In 2000, Bash served as the defense and foreign policy director for the presidential campaign of Al Gore and Joe Lieberman. He was a member of Gore's legal team during the 36-day recount in Florida.

From 2001 to 2004, Bash practiced law at O'Melveny & Myers in Washington, D.C., focusing on litigation and investigations. He then served as chief counsel on the Permanent Select Committee on Intelligence of the U.S. House of Representatives and as a senior national security advisor to California Representative Jane Harman, the committee's top Democrat.

In April 2022, Bash was appointed by the Senate Armed Services Committee to serve as a member of the Afghanistan War Commission, a bipartisan commission established to study U.S. military operations in Afghanistan from 2001 to 2021.

In August 2022, President Biden appointed Bash to the President's Intelligence Advisory Board.

===Hunter Biden laptop letter===

On October 19, 2020, Bash was among 51 former intelligence officials who signed a letter stating that the New York Post reporting on Hunter Biden's laptop had "all the classic earmarks of a Russian information operation." The letter stated the signatories did not know whether the emails were genuine and did not have evidence of Russian involvement.

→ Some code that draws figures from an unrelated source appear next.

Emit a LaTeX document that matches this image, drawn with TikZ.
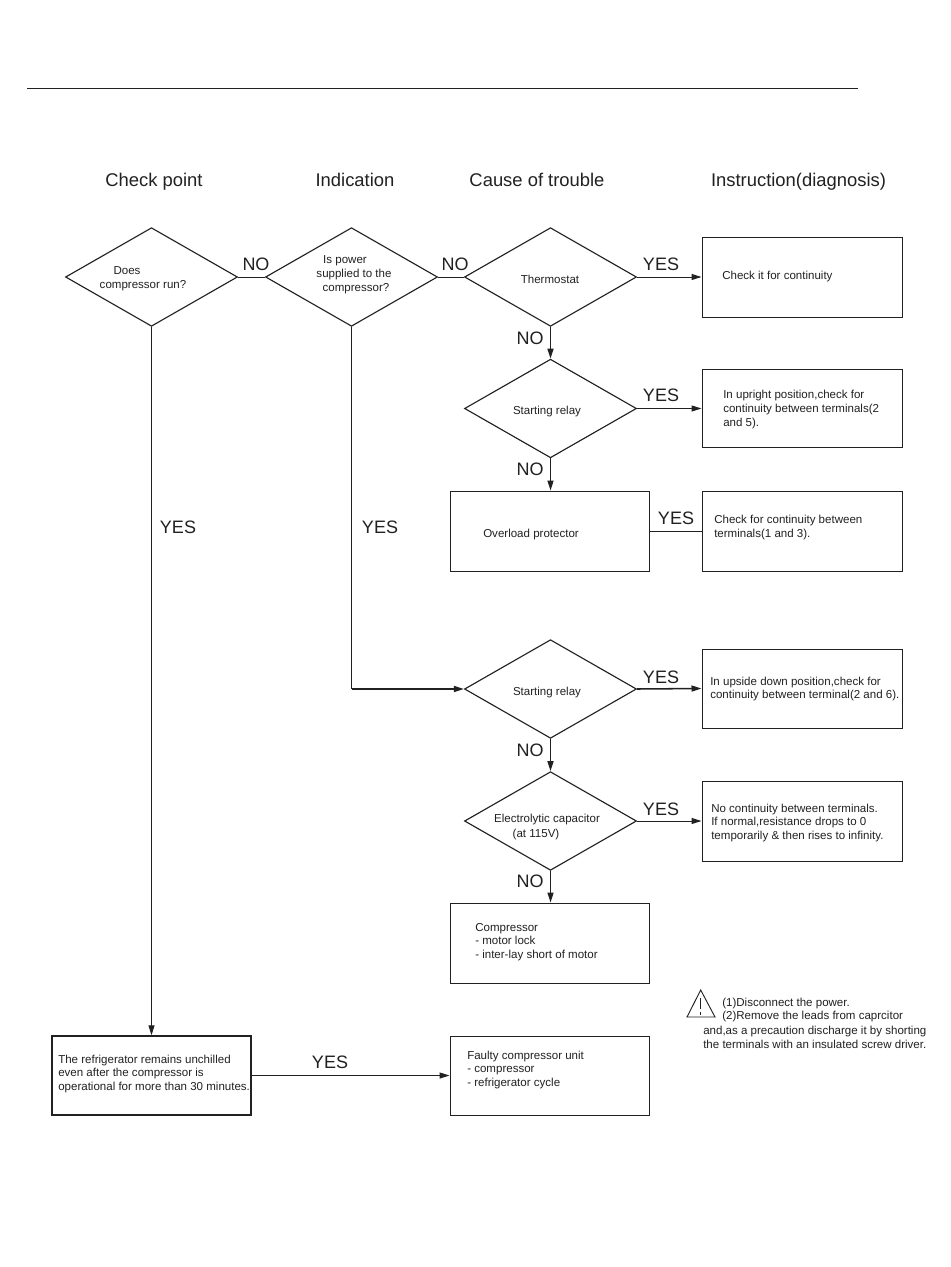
\documentclass[tikz,border=0pt]{standalone}
\usepackage{fontspec}
\setmainfont{Liberation Sans}
\usetikzlibrary{shapes.geometric,arrows.meta}
\definecolor{ink}{gray}{0.13}
\tikzset{
  dia/.style={draw=ink,diamond,line width=0.85pt,inner sep=0pt,minimum width=129pt,minimum height=74pt},
  box/.style={draw=ink,rectangle,line width=0.75pt,inner sep=0pt,minimum width=150pt,minimum height=60pt},
  smalltxt/.style={anchor=west,inner sep=0pt,align=left,text=ink,font=\fontsize{8.65}{10.3}\selectfont},
  ctrtxt/.style={anchor=center,inner sep=0pt,align=center,text=ink,font=\fontsize{8.65}{10.3}\selectfont},
  head/.style={anchor=base,inner sep=0pt,text=ink,font=\fontsize{13.8}{16}\selectfont},
  lab/.style={anchor=center,inner sep=0pt,text=ink,font=\fontsize{13.5}{16}\selectfont},
  conn/.style={draw=ink,line width=0.65pt},
  arr/.style={draw=ink,line width=0.75pt,-{Triangle[length=7.5pt,width=4.5pt]}},
  arrthick/.style={draw=ink,line width=1.15pt,-{Triangle[length=7.5pt,width=4.5pt]}},
}
\begin{document}
\begin{tikzpicture}[x=0.75pt,y=-0.75pt]
\useasboundingbox[fill=white] (0,0) rectangle (950,1267);
\coordinate (ruleL) at (27,88);
\coordinate (ruleR) at (858,88);
\draw[draw=ink,line width=0.75pt] (ruleL) -- (ruleR);
% headers
\node[head] (h1) at (154,186) {Check point};
\node[head] (h2) at (355,186) {Indication};
\node[head] (h3) at (537,186) {Cause of trouble};
\node[head] (h4) at (798.5,186) {Instruction(diagnosis)};
% diamonds
\node[dia] (d1) at (151.5,277) {};
\node[dia] (d2) at (351.5,277) {};
\node[dia] (d3) at (550.5,277) {};
\node[dia] (d4) at (550.5,408.5) {};
\node[dia] (d5) at (550.5,689) {};
\node[dia] (d6) at (550.5,821) {};
% boxes
\node[box] (b1) at (802,277) {};
\node[box,minimum height=58pt] (b2) at (802,408.5) {};
\node[box,minimum width=149.25pt] (b3) at (549.5,531) {};
\node[box] (b4) at (802,531) {};
\node[box,minimum height=59.25pt] (b5) at (802,688.5) {};
\node[box] (b6) at (802,821) {};
\node[box,minimum width=149.25pt] (b7) at (549.5,943) {};
\node[box,minimum width=149.25pt,minimum height=59.25pt,line width=1pt] (b8) at (151.5,1075.5) {};
\node[box,minimum width=149.25pt,minimum height=59.25pt] (b9) at (549.5,1075.5) {};
% diamond texts
\node[ctrtxt] (t1) at (127,270.5) {Does};
\node[ctrtxt] (t1b) at (143,286) {compressor run?};
\node[ctrtxt] (t2) at (345,261) {Is power};
\node[ctrtxt] (t2b) at (354,275) {supplied to the};
\node[ctrtxt] (t2c) at (356,289) {compressor?};
\node[ctrtxt] (t3) at (550,279) {Thermostat};
\node[ctrtxt] (t4) at (547,412) {Starting relay};
\node[ctrtxt] (t5) at (547,693) {Starting relay};
\node[ctrtxt] (t6) at (547,819.5) {Electrolytic capacitor};
\node[ctrtxt] (t6b) at (536,834.5) {(at 115V)};
% box texts
\node[smalltxt] (x1) at (722,277) {Check it for continuity};
\node[smalltxt] (x2) at (723,409.5) {In upright position,check for\\continuity between terminals(2\\and 5).};
\node[smalltxt] (x3) at (483,535) {Overload protector};
\node[smalltxt] (x4) at (714,527.5) {Check for continuity between\\terminals(1 and 3).};
\node[smalltxt] (x5) at (710,689) {In upside down position,check for\\continuity between terminal(2 and 6).};
\node[smalltxt] (x6) at (711,823) {No continuity between terminals.\\If normal,resistance drops to 0\\temporarily \& then rises to infinity.};
\node[smalltxt] (x7) at (475,942) {Compressor\\- motor lock\\- inter-lay short of motor};
\node[smalltxt] (x8) at (58,1074) {The refrigerator remains unchilled\\even after the compressor is\\operational for more than 30 minutes.};
\node[smalltxt] (x9) at (467,1070) {Faulty compressor unit\\- compressor\\- refrigerator cycle};
% warning
\coordinate (wa) at (700.7,990);
\coordinate (wb) at (715,1017);
\coordinate (wc) at (687,1017);
\draw[draw=ink,line width=0.7pt,line join=miter] (wa) -- (wb) -- (wc) -- cycle;
\coordinate (we1) at (700.7,998);
\coordinate (we2) at (700.7,1009);
\coordinate (we3) at (700.7,1011.5);
\coordinate (we4) at (700.7,1014.5);
\draw[draw=ink,line width=1pt] (we1) -- (we2) (we3) -- (we4);
\node[smalltxt] (w1) at (722,1004) {(1)Disconnect the power.};
\node[smalltxt] (w2) at (722,1017) {(2)Remove the leads from caprcitor};
\node[smalltxt] (w3) at (703,1037) {and,as a precaution discharge it by shorting\\the terminals with an insulated screw driver.};
% connectors
\draw[conn] (d1.east) -- (d2.west);
\draw[conn] (d2.east) -- (d3.west);
\draw[arr] (d3.east) -- (b1.west);
\draw[arrthick] (d3.south) -- (d4.north);
\draw[arr] (d4.east) -- (b2.west);
\draw[arrthick] (d4.south) -- (b3.north -| d4.south);
\draw[conn] (b3.east) -- (b4.west);
\coordinate (turn) at (d2.south |- d5.west);
\draw[conn] (d2.south) -- (turn);
\draw[arrthick] (turn) -- (d5.west);
\draw[arrthick] (d5.east) -- (b5.west);
\draw[arrthick] (d5.south) -- (d6.north);
\draw[arr] (d6.east) -- (b6.west);
\draw[arrthick] (d6.south) -- (b7.north -| d6.south);
\draw[arr] (d1.south) -- (b8.north);
\draw[arr] (b8.east) -- (b9.west);
% connector labels
\node[lab] (n1) at (256,264) {NO};
\node[lab] (n2) at (455,264) {NO};
\node[lab] (n3) at (530,338) {NO};
\node[lab] (n4) at (530,469) {NO};
\node[lab] (n5) at (530,750) {NO};
\node[lab] (n6) at (530,881) {NO};
\node[lab] (y1) at (661,264) {YES};
\node[lab] (y2) at (661,395) {YES};
\node[lab] (y3) at (676,518) {YES};
\node[lab] (y4) at (661,677) {YES};
\node[lab] (y5) at (661,809) {YES};
\node[lab] (y6) at (178,527) {YES};
\node[lab] (y7) at (380,527) {YES};
\node[lab] (y8) at (330,1062) {YES};
\end{tikzpicture}
\end{document}
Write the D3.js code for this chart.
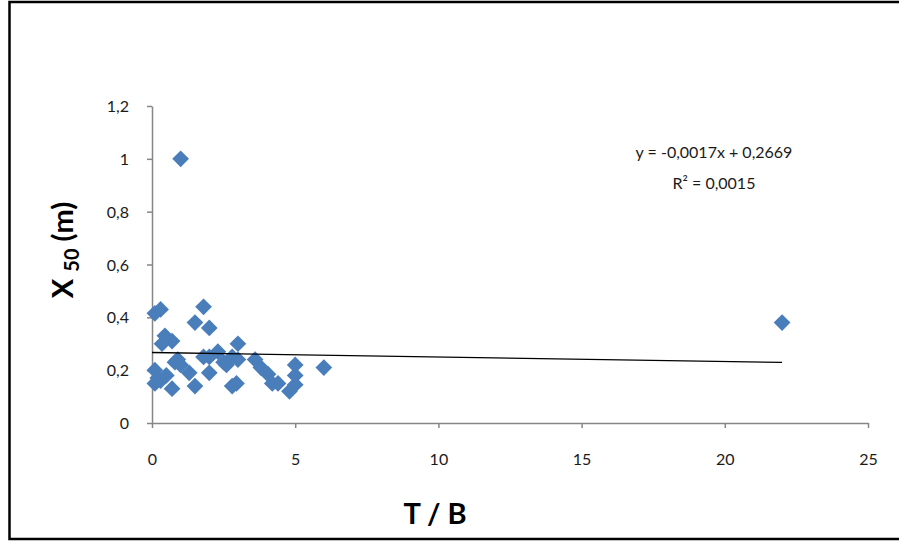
<!DOCTYPE html>
<html>
<head>
<meta charset="utf-8">
<script src="https://cdn.jsdelivr.net/npm/d3@7"></script>
<style>
  html, body { margin: 0; padding: 0; background: #fff; }
  svg { display: block; }
  text { font-family: Lato, "Open Sans", "Liberation Sans", sans-serif; }
</style>
</head>
<body>
<svg id="chart" width="899" height="542"></svg>
<script>
// Measurements: T/B ratio and X50 (m)
const tb = [1.0, 22, 0.1, 0.3, 1.8, 1.5, 2.0, 0.45, 0.7, 0.35, 3.0,
            0.1, 0.3, 0.5, 0.7, 0.1, 0.8, 1.0, 1.3, 1.5, 1.8, 2.0,
            2.0, 2.3, 2.5, 2.8, 3.0, 2.8, 2.95, 3.6, 3.8, 4.05, 4.2,
            4.4, 4.8, 5.0, 5.0, 5.0, 6.0, 0.2, 2.6, 0.9];
const x50 = [1.0, 0.38, 0.415, 0.43, 0.44, 0.38, 0.36, 0.33, 0.31, 0.30, 0.30,
             0.20, 0.16, 0.18, 0.13, 0.15, 0.23, 0.22, 0.19, 0.14, 0.25, 0.19,
             0.25, 0.27, 0.23, 0.25, 0.24, 0.14, 0.15, 0.24, 0.21, 0.185, 0.15,
             0.15, 0.12, 0.145, 0.18, 0.22, 0.21, 0.17, 0.22, 0.24];

// Linear trend line
const slope = -0.0017, intercept = 0.2669;
const trendRange = [0, 22];
const eqLines = ["y = -0,0017x + 0,2669", "R² = 0,0015"];

const xTicks = [0, 5, 10, 15, 20, 25];
const yTicks = [0, 0.2, 0.4, 0.6, 0.8, 1.0, 1.2];
const fmt = d => String(+d.toFixed(1)).replace(".", ",");

const svg = d3.select("#chart");

// Outer frame
svg.append("rect")
  .attr("x", 9.5).attr("y", 2).attr("width", 900).attr("height", 537)
  .attr("fill", "none").attr("stroke", "#000").attr("stroke-width", 2.5);

const x = d3.scaleLinear().domain([0, 25]).range([152, 868]);
const y = d3.scaleLinear().domain([0, 1.2]).range([423, 106]);

const axisColor = "#868686";

const gx = svg.append("g").attr("transform", "translate(0,423)")
  .call(d3.axisBottom(x).tickValues(xTicks).tickFormat(d => d).tickSize(5).tickSizeOuter(0));
const gy = svg.append("g").attr("transform", "translate(152,0)")
  .call(d3.axisLeft(y).tickValues(yTicks).tickFormat(fmt).tickSize(5).tickSizeOuter(0));

[gx, gy].forEach(g => {
  g.select(".domain").attr("stroke", axisColor).attr("stroke-width", 1.5);
  g.selectAll(".tick line").attr("stroke", axisColor).attr("stroke-width", 1.5);
  g.selectAll(".tick text").attr("fill", "#1a1a1a").style("font-size", "16px");
});
gx.selectAll(".tick text").attr("y", 36).attr("dy", "0.35em");
gy.selectAll(".tick text").attr("x", -23).attr("dy", "0.35em");

// Points (diamonds)
svg.append("g").selectAll("path")
  .data(tb.map((v, i) => [v, x50[i]]))
  .join("path")
  .attr("transform", d => `translate(${x(d[0])},${y(d[1])}) rotate(45)`)
  .attr("d", d3.symbol().type(d3.symbolSquare).size(140))
  .attr("fill", "#4a7ebb");

// Trend line
svg.append("line")
  .attr("x1", x(trendRange[0])).attr("y1", y(intercept + slope * trendRange[0]))
  .attr("x2", x(trendRange[1])).attr("y2", y(intercept + slope * trendRange[1]))
  .attr("stroke", "#000").attr("stroke-width", 1.3);

// Equation
svg.append("g").selectAll("text")
  .data(eqLines)
  .join("text")
  .attr("x", 714).attr("y", (d, i) => 158 + i * 31)
  .attr("text-anchor", "middle")
  .attr("fill", "#1a1a1a")
  .style("font-size", "16px")
  .text(d => d);

// Axis titles
svg.append("text")
  .attr("x", 435).attr("y", 524)
  .attr("text-anchor", "middle")
  .style("font-size", "29px").style("font-weight", "bold")
  .text("T / B");

const yt = svg.append("text")
  .attr("transform", "translate(73,250) rotate(-90)")
  .attr("text-anchor", "middle")
  .style("font-size", "29px").style("font-weight", "bold");
yt.append("tspan").text("X ");
yt.append("tspan").attr("dy", 6).style("font-size", "20px").text("50");
yt.append("tspan").attr("dy", -6).text(" (m)");
</script>
</body>
</html>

On January 20, 2025, President Donald Trump signed an executive order revoking the security clearances of all 51 signatories.

==In other media==
In 2008, a minor character based on Bash appeared in the HBO original movie Recount about the 2000 United States presidential election recount in Florida. Bash was portrayed by Derek Cecil. Bash is portrayed in the 2012 movie Zero Dark Thirty, although the character is mentioned by first name only (both within the film and in the cast credits).

In 2010, Bash was named as one of TIME Magazine's 40 Under 40, a list of 40 significant persons under age 40.

==Personal life==
Bash was married to CNN journalist Dana Bash from 1998 to 2007.

Bash married Robyn Cooke in 2009, the vice president of government relations and public policy operations for the American Hospital Association. They have three daughters.